Cost-to-Performance Ratio: Free vs. Paid Options
All three apps are free to download and use. Japan Transit Planner offers a premium version (around $3) that removes ads and adds a few filtering options. Reddit users say the free version suffices. The only cost is time spent downloading the maps and learning the interface. For a solo traveler with a two-week itinerary, the setup effort is about twenty minutes. That investment eliminates the stress of relying on hotel Wi-Fi for every transit query.
Verdict: Which App Wins?
No single app covers every scenario. Google Maps offline is best for casual users who prioritize simplicity and already know the Google interface. Japan Transit Planner is essential for anyone tackling the Kintetsu or Meitetsu private lines that Google does not always index fully. Maps.Me is the failsafe for walking navigation in rural or underground environments.

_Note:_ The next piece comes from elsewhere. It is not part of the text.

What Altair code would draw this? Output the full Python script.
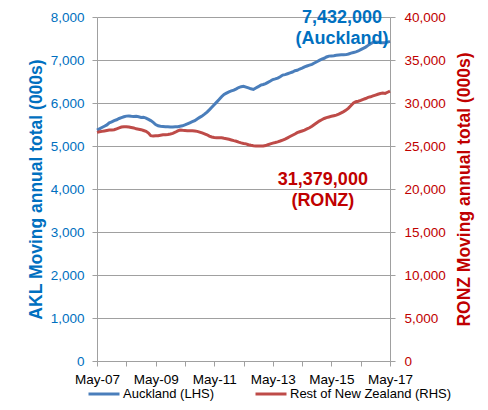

For a traveler moving between Osaka, Kyoto, and Nagoya—each city with its own mix of JR, subway, and private rail—the recommended stack is Japan Transit Planner for route planning, Google Maps for station area walking, and Maps.Me for unexpected moments. The sequence of downloading maps over hotel Wi-Fi each morning is tedious but proven. Travelers who skip this step often end up overpaying for a local SIM or hunting for open Wi-Fi in convenience stores. The offline trio eliminates that noise.
Japan’s rail network is precise and complex. The right offline tools make it manageable. The wrong choice—relying on a single app without a backup—turns a delayed train into a cascade of missed connections. Reddit’s collective wisdom, tested through thousands of solo trips, points to a clear answer: download ahead, carry a battery pack, and use the app that matches the specific leg of the journey.